>> BEGIN Data extract
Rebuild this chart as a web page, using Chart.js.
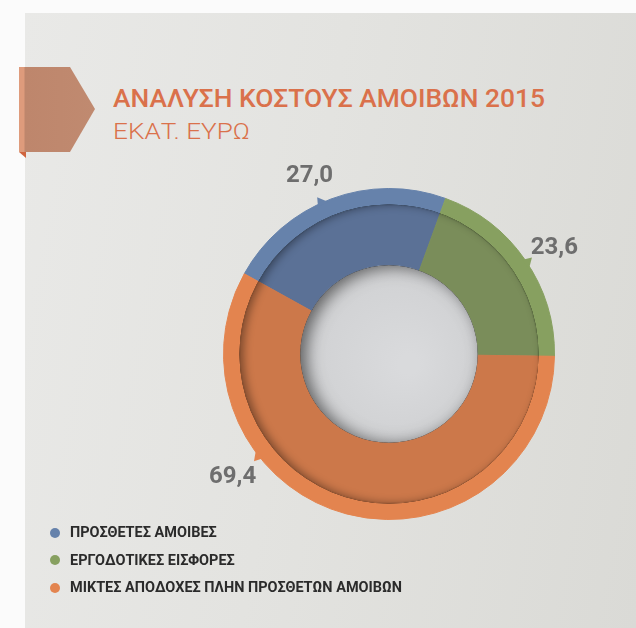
<!DOCTYPE html>
<html>
<head>
<meta charset="utf-8">
<script src="https://cdn.jsdelivr.net/npm/chart.js@4.4.1/dist/chart.umd.min.js"></script>
<style>
html,body{margin:0;padding:0;width:636px;height:628px;overflow:hidden;background:#fbfbfb;font-family:Roboto,"Noto Sans",sans-serif;}
#panel{position:absolute;left:25px;top:13px;right:0;bottom:0;background:linear-gradient(100deg,#e9e9e7 0%,#e3e3e0 45%,#dadad6 100%);}
#tab{position:absolute;left:19px;top:67px;width:77px;height:86px;background:linear-gradient(to right,#de9b7c 0px,#de9b7c 5px,#be866c 6px,#c08a70 100%);clip-path:polygon(0 0,51px 0,76px 42px,51px 85px,0 85px);}
#fold{position:absolute;left:19px;top:152px;width:7px;height:6px;background:#d0643e;clip-path:polygon(0 0,100% 0,100% 100%);}
.t{position:absolute;white-space:nowrap;line-height:1;transform-origin:0 0;color:#da714b;display:inline-block;}
#title{left:113px;top:84.7px;font-size:26.5px;font-weight:500;}
#sub{left:113px;top:120px;font-size:22.5px;font-weight:300;}
#wrap{position:absolute;left:0;top:0;width:636px;height:628px;}
.row{position:absolute;left:0;height:20px;width:600px;}
.dot{position:absolute;left:50px;top:2.5px;width:10px;height:10px;border-radius:50%;}
.lt{position:absolute;left:70px;top:0;font-size:15.5px;font-weight:700;color:#2b2b2b;line-height:1;white-space:nowrap;transform-origin:0 0;display:inline-block;}
</style>
</head>
<body>
<div id="panel"></div>
<div id="tab"></div>
<div id="fold"></div>
<div id="title" class="t">ΑΝΑΛΥΣΗ ΚΟΣΤΟΥΣ ΑΜΟΙΒΩΝ 2015</div>
<div id="sub" class="t">ΕΚΑΤ. ΕΥΡΩ</div>
<div id="wrap"><canvas id="c" width="636" height="628"></canvas></div>
<div id="legend"></div>
<script>
// ---- data ----
const categories = ['ΠΡΟΣΘΕΤΕΣ ΑΜΟΙΒΕΣ', 'ΕΡΓΟΔΟΤΙΚΕΣ ΕΙΣΦΟΡΕΣ', 'ΜΙΚΤΕΣ ΑΠΟΔΟΧΕΣ ΠΛΗΝ ΠΡΟΣΘΕΤΩΝ ΑΜΟΙΒΩΝ'];
const values = [27.0, 23.6, 69.4];
const ringColors = ['#6682ab', '#87a060', '#e3844f'];
const faceColors = ['#5b7196', '#7a8d5a', '#cc784a'];
const labelFrac = [0.46, 0.52, 0.68];

function fmt(v){ return v.toFixed(1).replace('.', ','); }

// ---- fit title widths ----
function fitWidth(el, target){
  const w = el.getBoundingClientRect().width;
  if (w > 0) el.style.transform = 'scaleX(' + (target / w) + ')';
}
fitWidth(document.getElementById('title'), 432);
fitWidth(document.getElementById('sub'), 137);

// ---- legend ----
const legendEl = document.getElementById('legend');
const rowTops = [525, 552.5, 580];
categories.forEach((c, i) => {
  const row = document.createElement('div');
  row.className = 'row';
  row.style.top = rowTops[i] + 'px';
  const dot = document.createElement('div');
  dot.className = 'dot';
  dot.style.background = ringColors[i];
  const t = document.createElement('span');
  t.className = 'lt';
  t.textContent = c;
  row.appendChild(dot); row.appendChild(t);
  legendEl.appendChild(row);
});
const lastText = legendEl.querySelectorAll('.lt');
const s = 332 / lastText[2].getBoundingClientRect().width;
lastText.forEach(el => el.style.transform = 'scaleX(' + s + ')');

// ---- chart ----
const shadePlugin = {
  id: 'shade',
  afterDatasetsDraw(chart) {
    const ctx = chart.ctx;
    const face = chart.getDatasetMeta(1).data[0].getProps(['x','y','innerRadius','outerRadius'], true);
    const x = face.x, y = face.y, ri = face.innerRadius, ro = face.outerRadius;
    const big = ro + 200;
    // inset shadow along outer edge of face
    ctx.save();
    ctx.beginPath();
    ctx.arc(x, y, ro, 0, Math.PI * 2);
    ctx.arc(x, y, ri, 0, Math.PI * 2, true);
    ctx.clip();
    ctx.beginPath();
    ctx.rect(x - big, y - big, big * 2, big * 2);
    ctx.arc(x, y, ro, 0, Math.PI * 2, true);
    ctx.shadowColor = 'rgba(0,0,0,0.38)';
    ctx.shadowBlur = 9;
    ctx.shadowOffsetX = 4;
    ctx.shadowOffsetY = 0;
    ctx.fillStyle = '#000';
    ctx.fill();
    ctx.restore();
    // thin dark rim line at face edge
    ctx.save();
    ctx.beginPath();
    ctx.arc(x, y, ro - 0.5, 0, Math.PI * 2);
    ctx.strokeStyle = 'rgba(0,0,0,0.08)';
    ctx.lineWidth = 1;
    ctx.stroke();
    ctx.restore();
    // hole
    ctx.save();
    ctx.beginPath();
    ctx.arc(x, y, ri, 0, Math.PI * 2);
    const g = ctx.createRadialGradient(x + 20, y + 10, 10, x, y, ri);
    g.addColorStop(0, '#d9dadc');
    g.addColorStop(1, '#d0d1d3');
    ctx.fillStyle = g;
    ctx.fill();
    ctx.clip();
    ctx.beginPath();
    ctx.rect(x - big, y - big, big * 2, big * 2);
    ctx.arc(x, y, ri, 0, Math.PI * 2, true);
    ctx.shadowColor = 'rgba(0,0,0,0.55)';
    ctx.shadowBlur = 16;
    ctx.shadowOffsetX = 6;
    ctx.shadowOffsetY = 2;
    ctx.fillStyle = '#000';
    ctx.fill();
    ctx.restore();
    // pointers and value labels
    const outer = chart.getDatasetMeta(0).data;
    ctx.save();
    ctx.font = 'bold 24px Roboto, "Noto Sans", sans-serif';
    ctx.textAlign = 'center';
    ctx.textBaseline = 'alphabetic';
    outer.forEach((arc, i) => {
      const p = arc.getProps(['x','y','startAngle','endAngle','outerRadius'], true);
      const a = p.startAngle + (p.endAngle - p.startAngle) * labelFrac[i];
      const R = p.outerRadius;
      ctx.beginPath();
      ctx.moveTo(p.x + Math.cos(a - 0.035) * (R - 2), p.y + Math.sin(a - 0.035) * (R - 2));
      ctx.lineTo(p.x + Math.cos(a - 0.015) * (R + 7), p.y + Math.sin(a - 0.015) * (R + 7));
      ctx.lineTo(p.x + Math.cos(a + 0.035) * (R - 2), p.y + Math.sin(a + 0.035) * (R - 2));
      ctx.closePath();
      ctx.fillStyle = ringColors[i];
      ctx.fill();
      const lr = R + 32;
      ctx.fillStyle = '#6e6e6e';
      ctx.fillText(fmt(values[i]), p.x + Math.cos(a) * lr, p.y + Math.sin(a) * lr + 8.5);
    });
    ctx.restore();
  }
};

new Chart(document.getElementById('c'), {
  type: 'doughnut',
  data: {
    labels: categories,
    datasets: [
      { data: values, backgroundColor: ringColors, borderColor: ringColors, borderWidth: 1, weight: 16 },
      { data: values, backgroundColor: faceColors, borderColor: faceColors, borderWidth: 1, weight: 61 }
    ]
  },
  options: {
    responsive: false,
    animation: false,
    events: [],
    rotation: -61,
    cutout: '53.6%',
    layout: { padding: { left: 223, right: 81, top: 188, bottom: 108 } },
    plugins: { legend: { display: false }, tooltip: { enabled: false }, title: { display: false } }
  },
  plugins: [shadePlugin]
});
</script>
</body>
</html>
>> END Data extract
_Given exercise:_ Reproduce the full listing above verbatim, with no pictures included.

_Answer to this problem:_
Rebuild this chart as a web page, using Chart.js.
<!DOCTYPE html>
<html>
<head>
<meta charset="utf-8">
<script src="https://cdn.jsdelivr.net/npm/chart.js@4.4.1/dist/chart.umd.min.js"></script>
<style>
html,body{margin:0;padding:0;width:636px;height:628px;overflow:hidden;background:#fbfbfb;font-family:Roboto,"Noto Sans",sans-serif;}
#panel{position:absolute;left:25px;top:13px;right:0;bottom:0;background:linear-gradient(100deg,#e9e9e7 0%,#e3e3e0 45%,#dadad6 100%);}
#tab{position:absolute;left:19px;top:67px;width:77px;height:86px;background:linear-gradient(to right,#de9b7c 0px,#de9b7c 5px,#be866c 6px,#c08a70 100%);clip-path:polygon(0 0,51px 0,76px 42px,51px 85px,0 85px);}
#fold{position:absolute;left:19px;top:152px;width:7px;height:6px;background:#d0643e;clip-path:polygon(0 0,100% 0,100% 100%);}
.t{position:absolute;white-space:nowrap;line-height:1;transform-origin:0 0;color:#da714b;display:inline-block;}
#title{left:113px;top:84.7px;font-size:26.5px;font-weight:500;}
#sub{left:113px;top:120px;font-size:22.5px;font-weight:300;}
#wrap{position:absolute;left:0;top:0;width:636px;height:628px;}
.row{position:absolute;left:0;height:20px;width:600px;}
.dot{position:absolute;left:50px;top:2.5px;width:10px;height:10px;border-radius:50%;}
.lt{position:absolute;left:70px;top:0;font-size:15.5px;font-weight:700;color:#2b2b2b;line-height:1;white-space:nowrap;transform-origin:0 0;display:inline-block;}
</style>
</head>
<body>
<div id="panel"></div>
<div id="tab"></div>
<div id="fold"></div>
<div id="title" class="t">ΑΝΑΛΥΣΗ ΚΟΣΤΟΥΣ ΑΜΟΙΒΩΝ 2015</div>
<div id="sub" class="t">ΕΚΑΤ. ΕΥΡΩ</div>
<div id="wrap"><canvas id="c" width="636" height="628"></canvas></div>
<div id="legend"></div>
<script>
// ---- data ----
const categories = ['ΠΡΟΣΘΕΤΕΣ ΑΜΟΙΒΕΣ', 'ΕΡΓΟΔΟΤΙΚΕΣ ΕΙΣΦΟΡΕΣ', 'ΜΙΚΤΕΣ ΑΠΟΔΟΧΕΣ ΠΛΗΝ ΠΡΟΣΘΕΤΩΝ ΑΜΟΙΒΩΝ'];
const values = [27.0, 23.6, 69.4];
const ringColors = ['#6682ab', '#87a060', '#e3844f'];
const faceColors = ['#5b7196', '#7a8d5a', '#cc784a'];
const labelFrac = [0.46, 0.52, 0.68];

function fmt(v){ return v.toFixed(1).replace('.', ','); }

// ---- fit title widths ----
function fitWidth(el, target){
  const w = el.getBoundingClientRect().width;
  if (w > 0) el.style.transform = 'scaleX(' + (target / w) + ')';
}
fitWidth(document.getElementById('title'), 432);
fitWidth(document.getElementById('sub'), 137);

// ---- legend ----
const legendEl = document.getElementById('legend');
const rowTops = [525, 552.5, 580];
categories.forEach((c, i) => {
  const row = document.createElement('div');
  row.className = 'row';
  row.style.top = rowTops[i] + 'px';
  const dot = document.createElement('div');
  dot.className = 'dot';
  dot.style.background = ringColors[i];
  const t = document.createElement('span');
  t.className = 'lt';
  t.textContent = c;
  row.appendChild(dot); row.appendChild(t);
  legendEl.appendChild(row);
});
const lastText = legendEl.querySelectorAll('.lt');
const s = 332 / lastText[2].getBoundingClientRect().width;
lastText.forEach(el => el.style.transform = 'scaleX(' + s + ')');

// ---- chart ----
const shadePlugin = {
  id: 'shade',
  afterDatasetsDraw(chart) {
    const ctx = chart.ctx;
    const face = chart.getDatasetMeta(1).data[0].getProps(['x','y','innerRadius','outerRadius'], true);
    const x = face.x, y = face.y, ri = face.innerRadius, ro = face.outerRadius;
    const big = ro + 200;
    // inset shadow along outer edge of face
    ctx.save();
    ctx.beginPath();
    ctx.arc(x, y, ro, 0, Math.PI * 2);
    ctx.arc(x, y, ri, 0, Math.PI * 2, true);
    ctx.clip();
    ctx.beginPath();
    ctx.rect(x - big, y - big, big * 2, big * 2);
    ctx.arc(x, y, ro, 0, Math.PI * 2, true);
    ctx.shadowColor = 'rgba(0,0,0,0.38)';
    ctx.shadowBlur = 9;
    ctx.shadowOffsetX = 4;
    ctx.shadowOffsetY = 0;
    ctx.fillStyle = '#000';
    ctx.fill();
    ctx.restore();
    // thin dark rim line at face edge
    ctx.save();
    ctx.beginPath();
    ctx.arc(x, y, ro - 0.5, 0, Math.PI * 2);
    ctx.strokeStyle = 'rgba(0,0,0,0.08)';
    ctx.lineWidth = 1;
    ctx.stroke();
    ctx.restore();
    // hole
    ctx.save();
    ctx.beginPath();
    ctx.arc(x, y, ri, 0, Math.PI * 2);
    const g = ctx.createRadialGradient(x + 20, y + 10, 10, x, y, ri);
    g.addColorStop(0, '#d9dadc');
    g.addColorStop(1, '#d0d1d3');
    ctx.fillStyle = g;
    ctx.fill();
    ctx.clip();
    ctx.beginPath();
    ctx.rect(x - big, y - big, big * 2, big * 2);
    ctx.arc(x, y, ri, 0, Math.PI * 2, true);
    ctx.shadowColor = 'rgba(0,0,0,0.55)';
    ctx.shadowBlur = 16;
    ctx.shadowOffsetX = 6;
    ctx.shadowOffsetY = 2;
    ctx.fillStyle = '#000';
    ctx.fill();
    ctx.restore();
    // pointers and value labels
    const outer = chart.getDatasetMeta(0).data;
    ctx.save();
    ctx.font = 'bold 24px Roboto, "Noto Sans", sans-serif';
    ctx.textAlign = 'center';
    ctx.textBaseline = 'alphabetic';
    outer.forEach((arc, i) => {
      const p = arc.getProps(['x','y','startAngle','endAngle','outerRadius'], true);
      const a = p.startAngle + (p.endAngle - p.startAngle) * labelFrac[i];
      const R = p.outerRadius;
      ctx.beginPath();
      ctx.moveTo(p.x + Math.cos(a - 0.035) * (R - 2), p.y + Math.sin(a - 0.035) * (R - 2));
      ctx.lineTo(p.x + Math.cos(a - 0.015) * (R + 7), p.y + Math.sin(a - 0.015) * (R + 7));
      ctx.lineTo(p.x + Math.cos(a + 0.035) * (R - 2), p.y + Math.sin(a + 0.035) * (R - 2));
      ctx.closePath();
      ctx.fillStyle = ringColors[i];
      ctx.fill();
      const lr = R + 32;
      ctx.fillStyle = '#6e6e6e';
      ctx.fillText(fmt(values[i]), p.x + Math.cos(a) * lr, p.y + Math.sin(a) * lr + 8.5);
    });
    ctx.restore();
  }
};

new Chart(document.getElementById('c'), {
  type: 'doughnut',
  data: {
    labels: categories,
    datasets: [
      { data: values, backgroundColor: ringColors, borderColor: ringColors, borderWidth: 1, weight: 16 },
      { data: values, backgroundColor: faceColors, borderColor: faceColors, borderWidth: 1, weight: 61 }
    ]
  },
  options: {
    responsive: false,
    animation: false,
    events: [],
    rotation: -61,
    cutout: '53.6%',
    layout: { padding: { left: 223, right: 81, top: 188, bottom: 108 } },
    plugins: { legend: { display: false }, tooltip: { enabled: false }, title: { display: false } }
  },
  plugins: [shadePlugin]
});
</script>
</body>
</html>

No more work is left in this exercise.